Ngala Nor’dzin & Ngala ’ö-Dzin and sons on the flume at Alton Towers

The Flume

Alton Towers, Staffordshire, April 2004

Daniel and Richard often have part of their school holidays taken up with their parents’ teaching schedule, so Ngala Nor’dzin and Ngala ’ö-Dzin are always pleased to be able to include a treat as well. Ngala Nor’dzin comments:
We were teaching in Carlisle for the second time at Easter, and decided to take Richard and Daniel to Alton Towers on the journey north.

Ngala ’ö-Dzin particularly enjoyed the rides that involved water.

Both Daniel and I suffer from motion sickness and have to avoid rides that are likely to make us ill, and none of us are interested in the large rollercoasters nowadays, though Ngala Nor’dzin used to enjoy them when she was younger (and I believe that Ngak’chang Rinpoche also used to love them). I do however enjoy any ride on water. It is wonderful to witness the sunlight sparkling through the cascades of water, and to notice rainbows dancing in the clarity of splash and spray.

Ngala Nor’dzin continues:
My favourite ride was called ‘The Hex’. It gave the illusion of being turned through 360° by rotating the walls of the room. It was obvious from the sensations in my body that we were in fact moving very little, yet my perception experienced a complete rotation.
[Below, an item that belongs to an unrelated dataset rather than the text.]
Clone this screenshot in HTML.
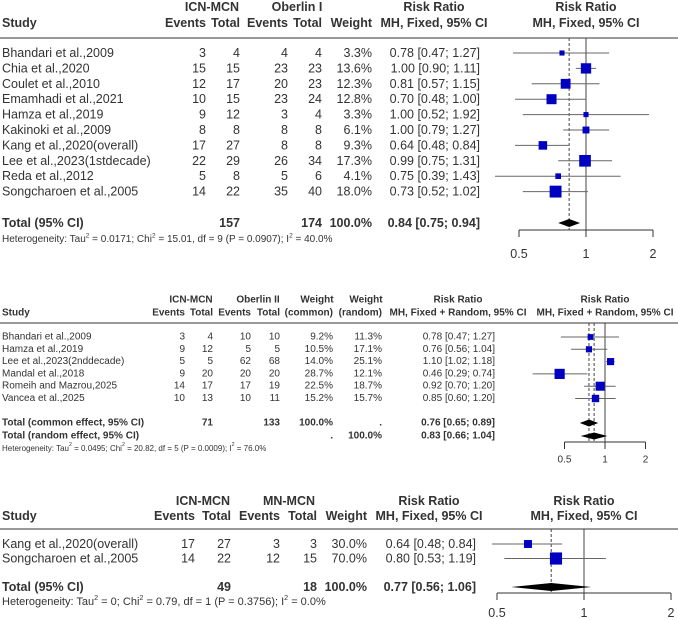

Such experiences are a reminder that we construct our world through familiarity and reference points. It was fascinating and illuminating to see how easily my perception was tricked, and to be able to enter into the experience of sensation as a focus.

Ngak’chang Rinpoche once told me that he had taken various students on alarming rides in order to help them with their ‘fear of everyday life’ Ngak’chang Rinpoche said that it is surprising the number of people who hardly seem to realise that they alive.

Ngala ’ö-Dzin continues:
In the spirit of this, Ngak’chang Rinpoche and Khandro Déchen once took a group of apprentices on a parachute jump – it was on the day before my ordination – and so there was great celebration and a sense of rolpa (rol pa – spontaneous non-dual play) around both events. The apprentice who was last to jump and directly behind Ngak’chang Rinpoche was apparently looking fairly green. When Ngak’chang Rinpoche noticed this he pointed out that people often do not die when they hit the ground the first time. He informed the anxious apprentice that they bounce twelve to fifteen feet in the air – having hæmorrhaged and broken practically every bone in their bodies – and die when they hit the ground the second time. This was sufficiently extreme to make the apprentice laugh and helped him with his terror of exiting the aircraft. He was grinning broadly when he touched down later – as was everyone.